O elenco de Vips ainda conta Milhem Cortaz, Luciano Cazarré e Arieta Corrêa. Na trilha sonora estão Lúcio Maia, Pupillo e Edgard Scandurra. Antes de estrear, em março de 2011, o filme deve ter uma première no Recife. Amigo do diretor há 20 anos, Fernando Meirelles disse ao Diario que acredita no futuro comercial do longa. "Ele tem apelo, é inteligente e interessante e por isso pode funcionar bem com o público e se tornar um grande filme no ano que vem".



O Marcelo da vida real - Vips é uma adaptação do livro de Mariana Caltabiano (Jaboticaba, 2005), atualmente na 2ª edição e 17ª reimpressão. Quando leu uma reportagem sobre Marcelo, ela viu na história um bom filme e procurou por ele. Para entrevistar Marcelo, a autora o visitou diversas vezes quando estava detido numa prisão em Curitiba. As entrevistas renderam o documentário Histórias reais de um mentiroso, também lançado durante a Mostra, com depoimentos da família, polícia e vítimas de Marcelo, como o apresentador Amaury Jr e o ator Ricardo Macchi. O filme estreia pouco depois da estreia da versão ficcional, com distribuição pela Imovision.

Mariana tem uma visão generosa do personagem, mostrado como alguém amigo, querido pela mãe e de raciocínio afiado. "Ele é um cara muito inteligente e ansioso, não consegue esperar o tempo certo para atingir os objetivos.

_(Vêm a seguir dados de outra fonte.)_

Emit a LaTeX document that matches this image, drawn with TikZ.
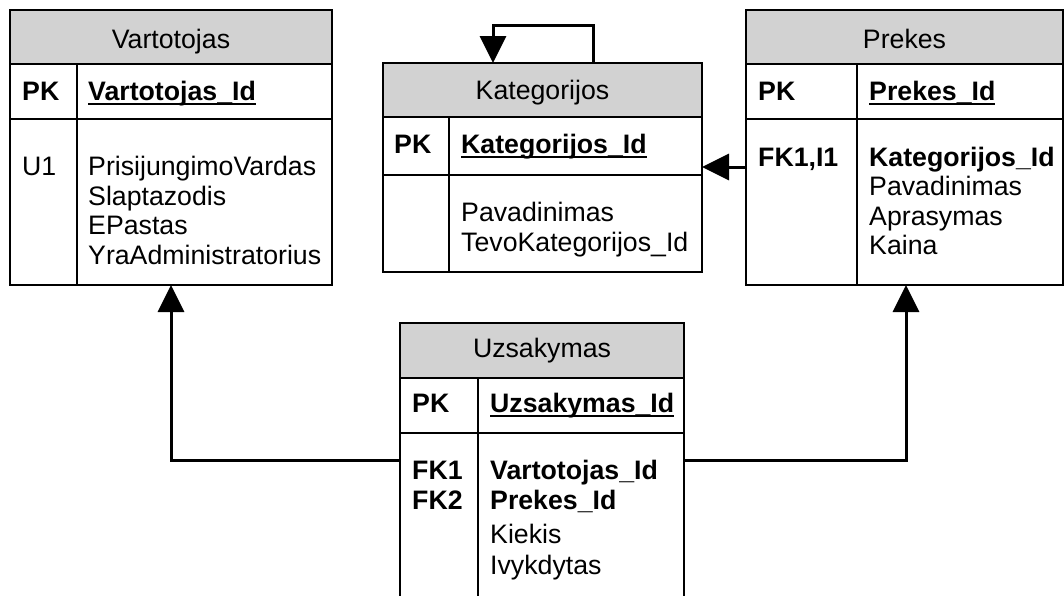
\documentclass[tikz,border=0pt]{standalone}
\usepackage{fontspec}
\setmainfont{Liberation Sans}
\usetikzlibrary{arrows.meta,calc}
\newcommand\ersize{\fontsize{26.7pt}{29.5pt}\selectfont}
% heavy underline for primary key columns
\newcommand\keyul[1]{\setbox0\hbox{#1}\rlap{\rule[-5pt]{\wd0}{2pt}}\box0}
\begin{document}
\begin{tikzpicture}[x=1pt,y=-1pt,
  tbl/.style={draw, line width=1.5pt, anchor=north west, inner sep=0pt, outer sep=0pt,
    path picture={\fill[gray!35] (path picture bounding box.north west)
      rectangle ([yshift=-#1]path picture bounding box.north east);}},
  rule/.style={line width=1.5pt},
  ttl/.style={anchor=base, inner sep=0pt, font=\ersize},
  fld/.style={anchor=base west, inner sep=0pt, font=\ersize},
  key/.style={anchor=base west, inner sep=0pt, font=\ersize\bfseries},
  fk/.style={line width=3pt, -{Triangle[width=26pt,length=27pt]}}]
\clip (0,0) rectangle (1064,595);

% ---------- Vartotojas ----------
\node[tbl=54pt, minimum width=322pt, minimum height=275pt] (vart) at (10,10) {};
\draw[rule] (10,64) -- (332,64);
\draw[rule] (10,119) -- (332,119);
\draw[rule] (77,64) -- (77,285);
\node[ttl] (vart-t) at (171,48) {Vartotojas};
\node[key] (vart-pk) at (22,100) {PK};
\node[key] (vart-id) at (88,100) {\keyul{Vartotojas\_Id}};
\node[fld] (vart-u1) at (22,175.5) {U1};
\node[fld] (vart-f1) at (88,175.5) {PrisijungimoVardas};
\node[fld] (vart-f2) at (88,205) {Slaptazodis};
\node[fld] (vart-f3) at (88,234.5) {EPastas};
\node[fld] (vart-f4) at (88,264) {YraAdministratorius};

% ---------- Kategorijos ----------
\node[tbl=54pt, minimum width=319pt, minimum height=209pt] (kat) at (383,63) {};
\draw[rule] (383,117) -- (702,117);
\draw[rule] (383,175) -- (702,175);
\draw[rule] (449,117) -- (449,272);
\node[ttl] (kat-t) at (542.5,99) {Kategorijos};
\node[key] (kat-pk) at (394,153) {PK};
\node[key] (kat-id) at (461,153) {\keyul{Kategorijos\_Id}};
\node[fld] (kat-f1) at (461,221.5) {Pavadinimas};
\node[fld] (kat-f2) at (461,251) {TevoKategorijos\_Id};

% ---------- Prekes ----------
\node[tbl=54pt, minimum width=317pt, minimum height=275pt] (prek) at (746,10) {};
\draw[rule] (746,64) -- (1063,64);
\draw[rule] (746,119) -- (1063,119);
\draw[rule] (857,64) -- (857,285);
\node[ttl] (prek-t) at (904.5,48) {Prekes};
\node[key] (prek-pk) at (758,100) {PK};
\node[key] (prek-id) at (869,100) {\keyul{Prekes\_Id}};
\node[key] (prek-fk) at (758,166) {FK1,I1};
\node[key] (prek-f1) at (869,166) {Kategorijos\_Id};
\node[fld] (prek-f2) at (869,195.5) {Pavadinimas};
\node[fld] (prek-f3) at (869,225) {Aprasymas};
\node[fld] (prek-f4) at (869,254.5) {Kaina};

% ---------- Uzsakymas ----------
\node[tbl=55pt, minimum width=284pt, minimum height=300pt] (uzs) at (400,323) {};
\draw[rule] (400,378) -- (684,378);
\draw[rule] (400,433) -- (684,433);
\draw[rule] (478,378) -- (478,623);
\node[ttl] (uzs-t) at (542,357) {Uzsakymas};
\node[key] (uzs-pk) at (412,412) {PK};
\node[key] (uzs-id) at (490,412) {\keyul{Uzsakymas\_Id}};
\node[key] (uzs-fk1) at (412,479) {FK1};
\node[key] (uzs-fk2) at (412,509) {FK2};
\node[key] (uzs-f1) at (490,479) {Vartotojas\_Id};
\node[key] (uzs-f2) at (490,509) {Prekes\_Id};
\node[fld] (uzs-f3) at (490,543) {Kiekis};
\node[fld] (uzs-f4) at (490,574) {Ivykdytas};

% ---------- relationships ----------
\draw[fk] ([yshift=-137pt]uzs.north west) -| ([xshift=161pt]vart.south west);
\draw[fk] ([yshift=-137pt]uzs.north east) -| ([xshift=160pt]prek.south west);
\draw[fk] ([yshift=-157pt]prek.north west) -- ([yshift=-104pt]kat.north east);
\draw[fk] ([xshift=210pt]kat.north west) -- ++(0,-38) -| ([xshift=110pt]kat.north west);
\end{tikzpicture}
\end{document}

Suas vítimas sempre foram quem queria se dar bem por puro interesse, como no Recifolia. Não teria feito um filme sobre ele se fosse um bandido comum, que rouba de velhinhas. Ele é um estelionatário que tem certa ética".

"As pessoas dizem que foi a gafe da minha vida", diz Amaury Jr., no documentário. "Mas não foi bem assim. Ele não só me iludiu, como iludiu o Recife inteiro. Todos foram enganados pelo gênio que é esse rapaz". No livro, Amaury corrobora com Mariana na visão de que Marcelo não é um bandido comum. "Não o vi pedir dinheiro pra ninguém. Só querendo ser o centro das atenções. Dá impressão de que ele tem carências de se sentir uma pessoa importante".

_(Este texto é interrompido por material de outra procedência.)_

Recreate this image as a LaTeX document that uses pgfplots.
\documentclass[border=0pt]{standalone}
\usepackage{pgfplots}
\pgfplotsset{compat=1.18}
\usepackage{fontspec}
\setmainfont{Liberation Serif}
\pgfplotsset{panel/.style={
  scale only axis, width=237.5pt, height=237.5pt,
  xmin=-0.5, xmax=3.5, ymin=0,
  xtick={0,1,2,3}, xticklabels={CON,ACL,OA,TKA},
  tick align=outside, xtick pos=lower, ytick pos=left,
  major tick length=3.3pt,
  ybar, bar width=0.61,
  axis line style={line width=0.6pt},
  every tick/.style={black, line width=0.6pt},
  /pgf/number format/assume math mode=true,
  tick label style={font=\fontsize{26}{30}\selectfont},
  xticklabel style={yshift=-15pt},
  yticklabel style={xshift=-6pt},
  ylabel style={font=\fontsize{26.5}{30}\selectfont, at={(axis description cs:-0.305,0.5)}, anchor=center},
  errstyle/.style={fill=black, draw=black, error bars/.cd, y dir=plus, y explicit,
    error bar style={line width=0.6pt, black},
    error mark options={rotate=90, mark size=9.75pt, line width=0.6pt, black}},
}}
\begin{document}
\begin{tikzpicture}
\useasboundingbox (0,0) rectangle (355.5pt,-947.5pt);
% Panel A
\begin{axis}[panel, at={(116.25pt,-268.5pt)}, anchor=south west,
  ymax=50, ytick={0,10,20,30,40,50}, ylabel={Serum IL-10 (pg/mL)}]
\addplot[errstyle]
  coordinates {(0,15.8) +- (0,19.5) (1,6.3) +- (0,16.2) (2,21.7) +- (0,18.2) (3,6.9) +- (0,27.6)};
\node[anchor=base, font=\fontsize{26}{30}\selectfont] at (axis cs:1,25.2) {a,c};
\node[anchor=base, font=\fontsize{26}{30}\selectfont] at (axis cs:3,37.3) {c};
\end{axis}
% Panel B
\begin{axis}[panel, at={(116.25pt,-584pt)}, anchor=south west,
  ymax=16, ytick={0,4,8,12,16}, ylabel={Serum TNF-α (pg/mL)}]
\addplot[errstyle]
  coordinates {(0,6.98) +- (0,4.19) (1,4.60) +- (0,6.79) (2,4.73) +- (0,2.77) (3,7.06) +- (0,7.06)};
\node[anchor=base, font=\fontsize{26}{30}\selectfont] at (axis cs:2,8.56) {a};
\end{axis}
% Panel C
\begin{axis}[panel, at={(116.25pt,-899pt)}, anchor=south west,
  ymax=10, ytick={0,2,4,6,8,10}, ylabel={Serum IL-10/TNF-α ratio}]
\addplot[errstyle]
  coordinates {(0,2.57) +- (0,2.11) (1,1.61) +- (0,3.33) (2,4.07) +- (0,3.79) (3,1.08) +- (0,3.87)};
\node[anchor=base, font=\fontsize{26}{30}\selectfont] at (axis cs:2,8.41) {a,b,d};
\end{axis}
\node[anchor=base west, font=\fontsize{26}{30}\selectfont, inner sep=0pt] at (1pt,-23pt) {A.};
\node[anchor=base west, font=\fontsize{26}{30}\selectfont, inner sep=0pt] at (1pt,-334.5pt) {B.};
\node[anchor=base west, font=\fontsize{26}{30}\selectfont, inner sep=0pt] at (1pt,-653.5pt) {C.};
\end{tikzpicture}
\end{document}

Assim como a família dos donos da Gol, ele também é de Maringá, interior do Paraná. Após a morte do pai, se fez passar pelo filho do dono de empresa de transporte e assim viajou por várias cidades assumindo outras identidades. Bom contador de histórias que é, Marcelo acaba de terminar seu primeiro romance, que também será publicado pela Jaboticaba.

Outro fato impressionante de sua carreira foi a análise que fez da tragédia aérea que matou 199 pessoas no aeroporto de Congonhas, entre elas, dois irmãos de Mariana Caltabiano.A pedido dela, Marcelo escreveu uma carta de seis páginas onde diz que havia uma mulher além dos pilotos na cabine de comando, que houve falha humana e técnica e que a TAM estaria assumindo a responsabilidade sozinha para poupar a imagem da fabricante Airbus. Meses depois, a imprensa chegaria à mesma conclusão.

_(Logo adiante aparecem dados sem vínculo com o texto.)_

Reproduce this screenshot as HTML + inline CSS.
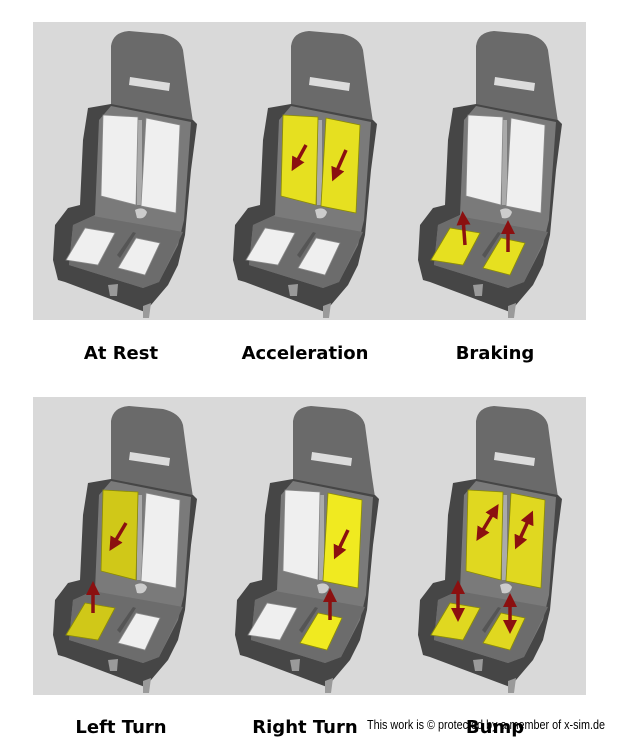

Para Mariana, o fato de Marcelo ter conseguido certa fama seria suficiente para ele parar com os golpes. Mas há quatro anos ele voltou a ser preso em Tocantins, de onde tentou sequestrar um avião. "Várias vezes me dei bem porque mexo com a ambição das pessoas", disse Marcelo, que por estar na cadeia não pode assistir às versões de sua história no cinema.